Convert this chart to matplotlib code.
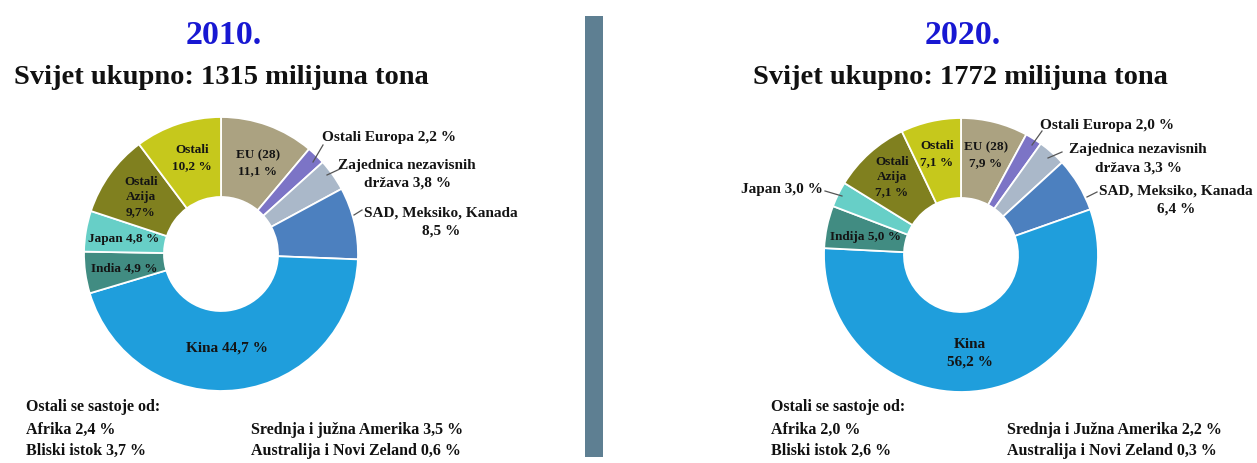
import matplotlib
matplotlib.use("Agg")
import matplotlib.pyplot as plt

# ---------------- data ----------------
regions = ["EU (28)", "Ostali Europa", "Zajednica nezavisnih država",
           "SAD, Meksiko, Kanada", "Kina", "India", "Japan",
           "Ostali Azija", "Ostali"]
# slice sizes as drawn in the reference
values_2010 = [11.1, 2.2, 3.8, 8.5, 44.7, 4.9, 4.8, 9.7, 10.2]
values_2020 = [7.9, 2.0, 3.3, 6.4, 56.2, 5.0, 3.0, 9.1, 7.1]
# percentages as printed on the reference labels
printed_2010 = [11.1, 2.2, 3.8, 8.5, 44.7, 4.9, 4.8, 9.7, 10.2]
printed_2020 = [7.9, 2.0, 3.3, 6.4, 56.2, 5.0, 3.0, 7.1, 7.1]
total_2010 = 1315
total_2020 = 1772

others_names_2010 = ["Afrika", "Bliski istok", "Srednja i južna Amerika", "Australija i Novi Zeland"]
others_names_2020 = ["Afrika", "Bliski istok", "Srednja i Južna Amerika", "Australija i Novi Zeland"]
others_2010 = [2.4, 3.7, 3.5, 0.6]
others_2020 = [2.0, 2.6, 2.2, 0.3]

colors = ["#ABA281", "#7C74C6", "#AAB8C9", "#4C80BF", "#1F9EDC",
          "#418C82", "#67CFC7", "#80801F", "#C6C81C"]

# label templates (text layout of the reference)
tmpl_2010 = ["EU (28)\n{} %", "Ostali Europa {} %", "Zajednica nezavisnih\ndržava {} %",
             "SAD, Meksiko, Kanada\n{} %", "Kina {} %", "India {} %", "Japan {} %",
             "Ostali\nAzija\n{}%", "Ostali\n{} %"]
tmpl_2020 = ["EU (28)\n{} %", "Ostali Europa {} %", "Zajednica nezavisnih\ndržava {} %",
             "SAD, Meksiko, Kanada\n{} %", "Kina\n{} %", "Indija {} %", "Japan {} %",
             "Ostali\nAzija\n{} %", "Ostali\n{} %"]

# ---------------- layout (pixels, y from top) ----------------
W, H = 1257, 463
FONT = "Liberation Serif"
LS_IN, LS_OUT = 1.38, 1.5

def fmt(v):
    return f"{v:.1f}".replace(".", ",")

layout_2010 = dict(
    center=(221, 254), title_x=224,
    labels=[  # (x, y, ha, fontsize, linespacing, leader)
        (258, 163, "center", 9.5, LS_IN, None),
        (322, 138, "left", 11, LS_OUT, ((323, 145), (313, 162))),
        (407, 174, "center", 11, LS_OUT, ((342, 168), (327, 175))),
        (441, 222, "center", 11, LS_OUT, ((362, 210), (354, 215))),
        (227, 348, "center", 11, LS_OUT, None),
        (124, 268, "center", 9.5, LS_IN, None),
        (124, 239, "center", 9.5, LS_IN, None),
        (141, 197, "center", 9.5, LS_IN, None),
        (192, 158, "center", 9.5, LS_IN, None),
    ],
    notes_x=(26, 251),
)
layout_2020 = dict(
    center=(961, 255), title_x=963,
    labels=[
        (986, 155, "center", 9.5, LS_IN, None),
        (1040, 125, "left", 11, LS_OUT, ((1042, 131), (1032, 145))),
        (1138, 159, "center", 11, LS_OUT, ((1062, 152), (1048, 158))),
        (1176, 200, "center", 11, LS_OUT, ((1097, 192), (1087, 197))),
        (970, 353, "center", 11, LS_OUT, None),
        (866, 237, "center", 9.5, LS_IN, None),
        (823, 190, "right", 11, LS_OUT, ((825, 191), (842, 196))),
        (892, 177, "center", 9.5, LS_IN, None),
        (937, 154, "center", 9.5, LS_IN, None),
    ],
    notes_x=(771, 1007),
)

fig = plt.figure(figsize=(W / 100, H / 100), dpi=100)
ax = fig.add_axes([0, 0, 1, 1])


def draw(values, printed, tmpl, lay, year, total, onames, ovals):
    cx, cy = lay["center"]
    ax.pie(values, colors=colors, startangle=90, counterclock=False,
           center=(cx, H - cy), radius=137,
           wedgeprops=dict(width=80, edgecolor="white", linewidth=1.3))
    for p, t, (x, y, ha, fs, ls, lead) in zip(printed, tmpl, lay["labels"]):
        ax.text(x, H - y, t.format(fmt(p)), ha=ha, va="center", fontsize=fs,
                family=FONT, weight="bold", color="#141414",
                linespacing=ls, multialignment="center")
        if lead is not None:
            (x0, y0), (x1, y1) = lead
            ax.plot([x0, x1], [H - y0, H - y1], color="#555555", lw=0.9)
    ax.text(lay["title_x"], H - 36, f"{year}.", ha="center", va="center",
            fontsize=24.5, family=FONT, weight="bold", color="#1818D2")
    ax.text(lay["title_x"] - 3, H - 78, f"Svijet ukupno: {total} milijuna tona",
            ha="center", va="center", fontsize=20.5, family=FONT,
            weight="bold", color="#111111")
    x1, x2 = lay["notes_x"]
    ax.text(x1, H - 407, "Ostali se sastoje od:", ha="left", va="center",
            fontsize=11.5, family=FONT, weight="bold", color="#111111")
    pos = [(x1, 430), (x1, 451), (x2, 430), (x2, 451)]
    for n, v, (x, y) in zip(onames, ovals, pos):
        ax.text(x, H - y, f"{n} {fmt(v)} %", ha="left", va="center",
                fontsize=11.5, family=FONT, weight="bold", color="#111111")


draw(values_2010, printed_2010, tmpl_2010, layout_2010, 2010, total_2010,
     others_names_2010, others_2010)
draw(values_2020, printed_2020, tmpl_2020, layout_2020, 2020, total_2020,
     others_names_2020, others_2020)

# divider bar
ax.add_patch(plt.Rectangle((585, H - 457), 18, 441, color="#5E7F92", lw=0))

ax.set_xlim(0, W)
ax.set_ylim(0, H)
ax.set_aspect("auto")
ax.axis("off")
fig.savefig("out.png", dpi=100)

What to work on →
Please transcribe the material above exactly as written. Leave the pictures out.

Solution for this task →
Convert this chart to matplotlib code.
import matplotlib
matplotlib.use("Agg")
import matplotlib.pyplot as plt

# ---------------- data ----------------
regions = ["EU (28)", "Ostali Europa", "Zajednica nezavisnih država",
           "SAD, Meksiko, Kanada", "Kina", "India", "Japan",
           "Ostali Azija", "Ostali"]
# slice sizes as drawn in the reference
values_2010 = [11.1, 2.2, 3.8, 8.5, 44.7, 4.9, 4.8, 9.7, 10.2]
values_2020 = [7.9, 2.0, 3.3, 6.4, 56.2, 5.0, 3.0, 9.1, 7.1]
# percentages as printed on the reference labels
printed_2010 = [11.1, 2.2, 3.8, 8.5, 44.7, 4.9, 4.8, 9.7, 10.2]
printed_2020 = [7.9, 2.0, 3.3, 6.4, 56.2, 5.0, 3.0, 7.1, 7.1]
total_2010 = 1315
total_2020 = 1772

others_names_2010 = ["Afrika", "Bliski istok", "Srednja i južna Amerika", "Australija i Novi Zeland"]
others_names_2020 = ["Afrika", "Bliski istok", "Srednja i Južna Amerika", "Australija i Novi Zeland"]
others_2010 = [2.4, 3.7, 3.5, 0.6]
others_2020 = [2.0, 2.6, 2.2, 0.3]

colors = ["#ABA281", "#7C74C6", "#AAB8C9", "#4C80BF", "#1F9EDC",
          "#418C82", "#67CFC7", "#80801F", "#C6C81C"]

# label templates (text layout of the reference)
tmpl_2010 = ["EU (28)\n{} %", "Ostali Europa {} %", "Zajednica nezavisnih\ndržava {} %",
             "SAD, Meksiko, Kanada\n{} %", "Kina {} %", "India {} %", "Japan {} %",
             "Ostali\nAzija\n{}%", "Ostali\n{} %"]
tmpl_2020 = ["EU (28)\n{} %", "Ostali Europa {} %", "Zajednica nezavisnih\ndržava {} %",
             "SAD, Meksiko, Kanada\n{} %", "Kina\n{} %", "Indija {} %", "Japan {} %",
             "Ostali\nAzija\n{} %", "Ostali\n{} %"]

# ---------------- layout (pixels, y from top) ----------------
W, H = 1257, 463
FONT = "Liberation Serif"
LS_IN, LS_OUT = 1.38, 1.5

def fmt(v):
    return f"{v:.1f}".replace(".", ",")

layout_2010 = dict(
    center=(221, 254), title_x=224,
    labels=[  # (x, y, ha, fontsize, linespacing, leader)
        (258, 163, "center", 9.5, LS_IN, None),
        (322, 138, "left", 11, LS_OUT, ((323, 145), (313, 162))),
        (407, 174, "center", 11, LS_OUT, ((342, 168), (327, 175))),
        (441, 222, "center", 11, LS_OUT, ((362, 210), (354, 215))),
        (227, 348, "center", 11, LS_OUT, None),
        (124, 268, "center", 9.5, LS_IN, None),
        (124, 239, "center", 9.5, LS_IN, None),
        (141, 197, "center", 9.5, LS_IN, None),
        (192, 158, "center", 9.5, LS_IN, None),
    ],
    notes_x=(26, 251),
)
layout_2020 = dict(
    center=(961, 255), title_x=963,
    labels=[
        (986, 155, "center", 9.5, LS_IN, None),
        (1040, 125, "left", 11, LS_OUT, ((1042, 131), (1032, 145))),
        (1138, 159, "center", 11, LS_OUT, ((1062, 152), (1048, 158))),
        (1176, 200, "center", 11, LS_OUT, ((1097, 192), (1087, 197))),
        (970, 353, "center", 11, LS_OUT, None),
        (866, 237, "center", 9.5, LS_IN, None),
        (823, 190, "right", 11, LS_OUT, ((825, 191), (842, 196))),
        (892, 177, "center", 9.5, LS_IN, None),
        (937, 154, "center", 9.5, LS_IN, None),
    ],
    notes_x=(771, 1007),
)

fig = plt.figure(figsize=(W / 100, H / 100), dpi=100)
ax = fig.add_axes([0, 0, 1, 1])


def draw(values, printed, tmpl, lay, year, total, onames, ovals):
    cx, cy = lay["center"]
    ax.pie(values, colors=colors, startangle=90, counterclock=False,
           center=(cx, H - cy), radius=137,
           wedgeprops=dict(width=80, edgecolor="white", linewidth=1.3))
    for p, t, (x, y, ha, fs, ls, lead) in zip(printed, tmpl, lay["labels"]):
        ax.text(x, H - y, t.format(fmt(p)), ha=ha, va="center", fontsize=fs,
                family=FONT, weight="bold", color="#141414",
                linespacing=ls, multialignment="center")
        if lead is not None:
            (x0, y0), (x1, y1) = lead
            ax.plot([x0, x1], [H - y0, H - y1], color="#555555", lw=0.9)
    ax.text(lay["title_x"], H - 36, f"{year}.", ha="center", va="center",
            fontsize=24.5, family=FONT, weight="bold", color="#1818D2")
    ax.text(lay["title_x"] - 3, H - 78, f"Svijet ukupno: {total} milijuna tona",
            ha="center", va="center", fontsize=20.5, family=FONT,
            weight="bold", color="#111111")
    x1, x2 = lay["notes_x"]
    ax.text(x1, H - 407, "Ostali se sastoje od:", ha="left", va="center",
            fontsize=11.5, family=FONT, weight="bold", color="#111111")
    pos = [(x1, 430), (x1, 451), (x2, 430), (x2, 451)]
    for n, v, (x, y) in zip(onames, ovals, pos):
        ax.text(x, H - y, f"{n} {fmt(v)} %", ha="left", va="center",
                fontsize=11.5, family=FONT, weight="bold", color="#111111")


draw(values_2010, printed_2010, tmpl_2010, layout_2010, 2010, total_2010,
     others_names_2010, others_2010)
draw(values_2020, printed_2020, tmpl_2020, layout_2020, 2020, total_2020,
     others_names_2020, others_2020)

# divider bar
ax.add_patch(plt.Rectangle((585, H - 457), 18, 441, color="#5E7F92", lw=0))

ax.set_xlim(0, W)
ax.set_ylim(0, H)
ax.set_aspect("auto")
ax.axis("off")
fig.savefig("out.png", dpi=100)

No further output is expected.